Three months from my professed departure date on said grand adventure, I had yet to actually buy a ticket. I had the money, just not the willpower.

I remained unconvinced of my abilities to go it alone, but more than that, I was afraid of disappointing myself.

What if I am not adequate? What if I hate it? What if I lose a limb or, worse, find myself a failure at the end?

As life goes, my boyfriend was fired the same day I intended to tell my new bosses that I was leaving them to travel abroad. This job meant everything to him and he was devastated. While consoling him, I found myself offering up the invitation to join me on my adventure. He accepted my invitation and I felt a sense of relief that I would not have to muster up all the courage to go alone.

For the moment, my travel doubts and preoccupations were quieted.

We planned to begin in Mexico City, descend through Central America for a few months, and then move on to South America. Turns out, James was not as keen as I had hoped. He preferred to travel more luxuriously than to stay in hostels as I had planned—as I had dreamed.

As we traveled through Guatemala, Nicaragua, and Costa Rica, we encountered moments of travel bliss on exotic beaches while watching the sunset, sipping on cheap beer, or in rain forests photographing the local wildlife. We dodged tourist traps and thieves disguised as friends.

We also began arguing regularly. Most of the arguments stemmed from a place of disconnect between our ambitions for the trip.

As a 12-year-old, I had dreamed of embarking on a grand adventure—despite that warning from my teacher—and for my one big dream, I had made many sacrifices along the way.

As the months passed, and with James not understanding my frustration, my dream versus our reality was not as I had hoped, or planned.

For him, this trip was something to do in lieu of sitting at home trying to find a new job. His way of reassuring me was with the statement, “you can go home any time you like,” but this did not make me feel any better.
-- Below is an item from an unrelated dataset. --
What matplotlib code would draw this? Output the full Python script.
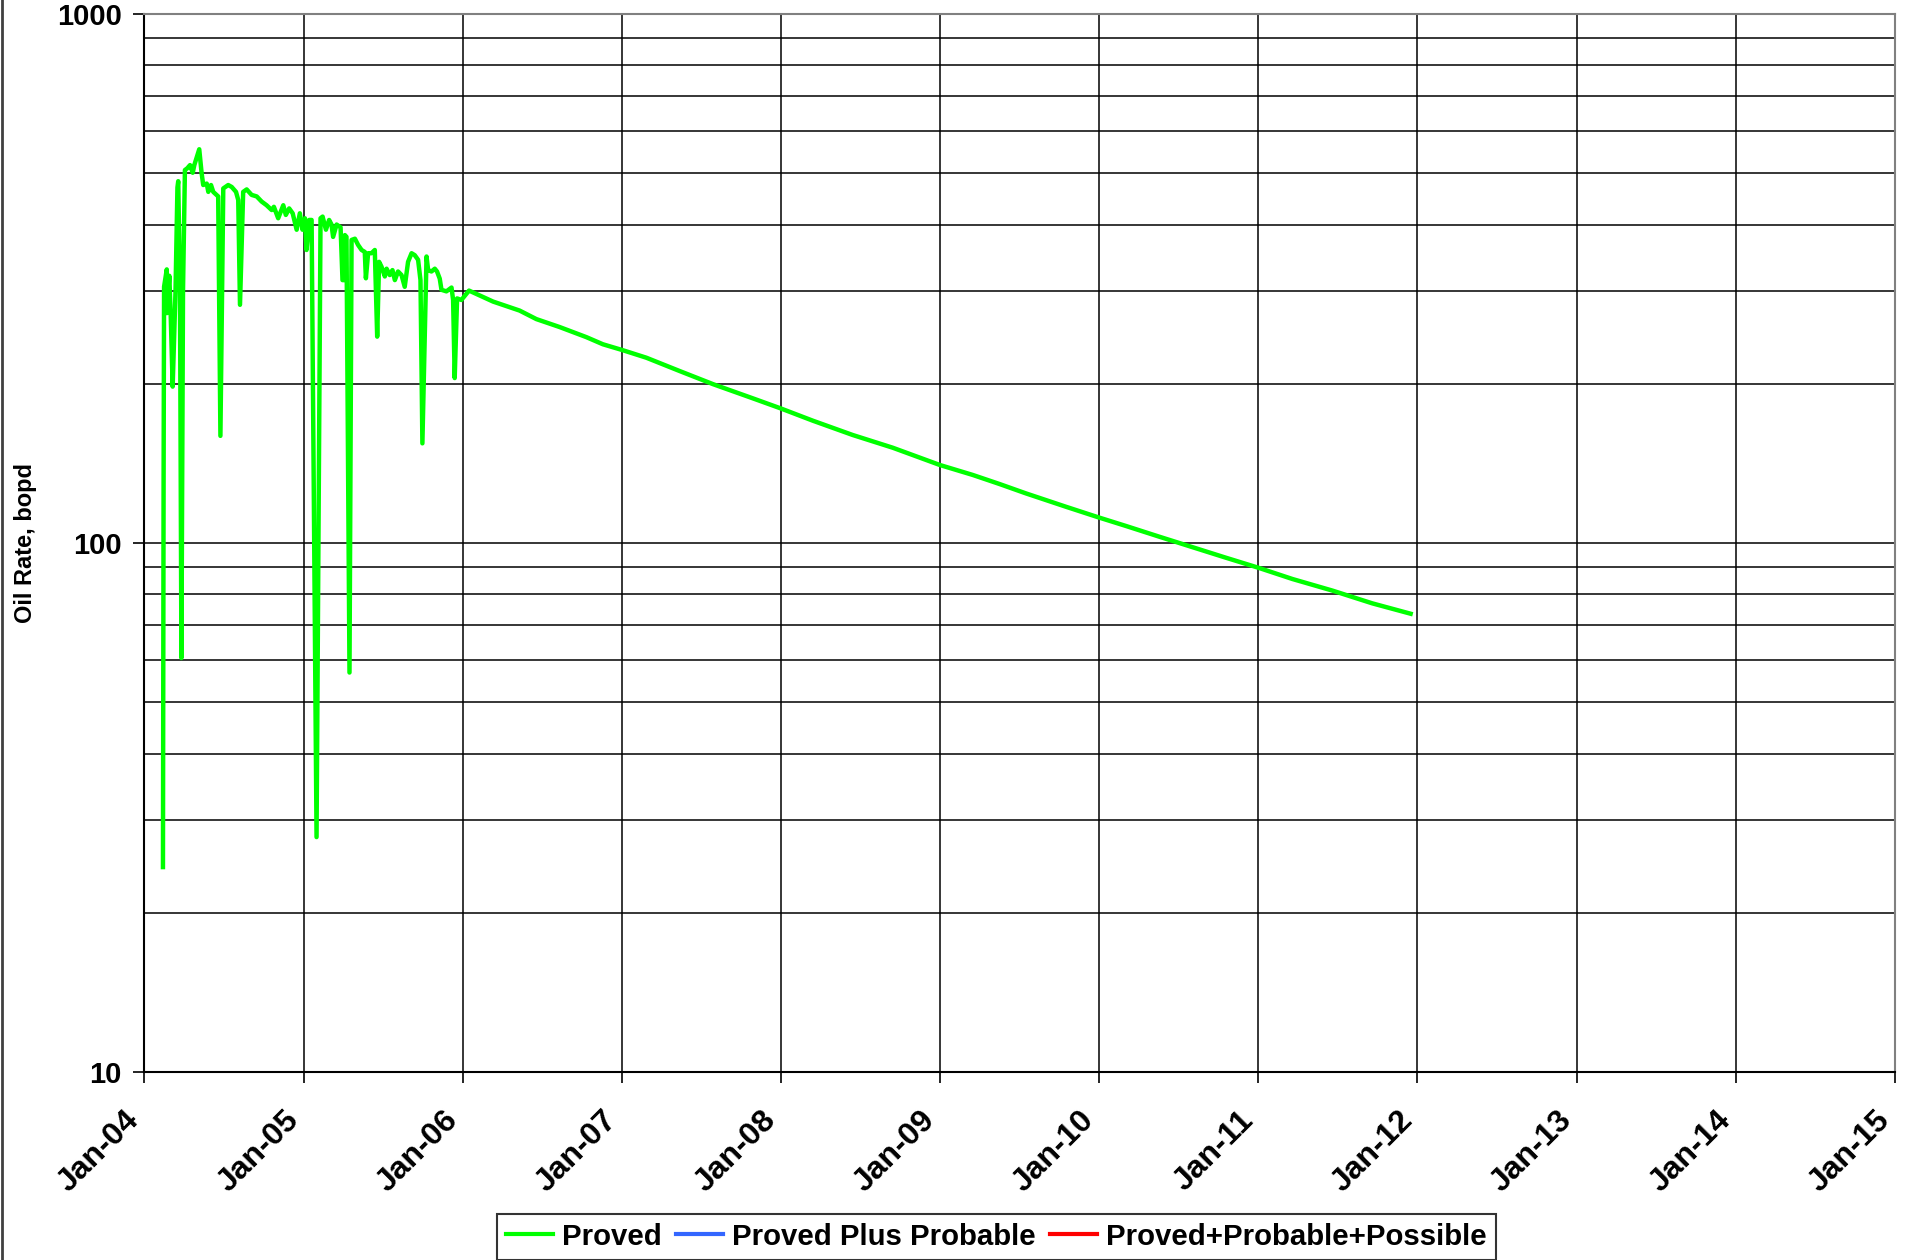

I did not want to go home. I just wanted this experience to be different—to be better.

On the whole, I felt underwhelmed because I expected it to be life changing in a Hollywood movie, overly romanticized, Walden Pond kind of way.

Expectations were a major part of “dreaming up” my idyllic excursion. Over the years, I had so much time to think about the possible outcomes, the takeaways, the sights, and sounds.

I expected this trip to change my life—because I was upending my entire life to make it a reality.

It was in Panama City where James left me to go back to America—and I suddenly realized that I was alone. It took several days of wallowing and one kind stranger to pull me out of my funk.

A little while later, and before departing for an evening out in the city, I took a long look at myself and was surprised at what I found.

I saw a woman who was unsure. A woman who was older than I planned to be on this journey, a woman who does not yet know what she is made of.

But I also saw a girl.

That girl, who once confidently declared her aspiration to be a free spirit, wandering from place to place without a home, because she knew that’s where she belonged.

I was struck by the thought that both of these versions helped me get to where I wanted to be. One version of me was a pragmatic, resolute adult—the other a carefree, limitless child. This discovery revealed that I had placed too much weight on my expectations.

As a 12-year-old, I assumed that I would live a remarkable existence as a homeless wanderer, and as an adult I had expected this journey across the world to save me.

It is because of these dual reflections that I decided let go of my preconceived notions for the rest of my trip (and for myself) and to continue on alone. To see what may become of it (and of me) if I no longer expected anything in particular.

After all, sometimes an interesting and noteworthy life story is produced by throwing out our expectations and simply enjoying the ride—in all of its glory and mess.

I flew to Europe and did not return to the States for another nine months.

My travel dreams are still there, but so are my travel and life realities.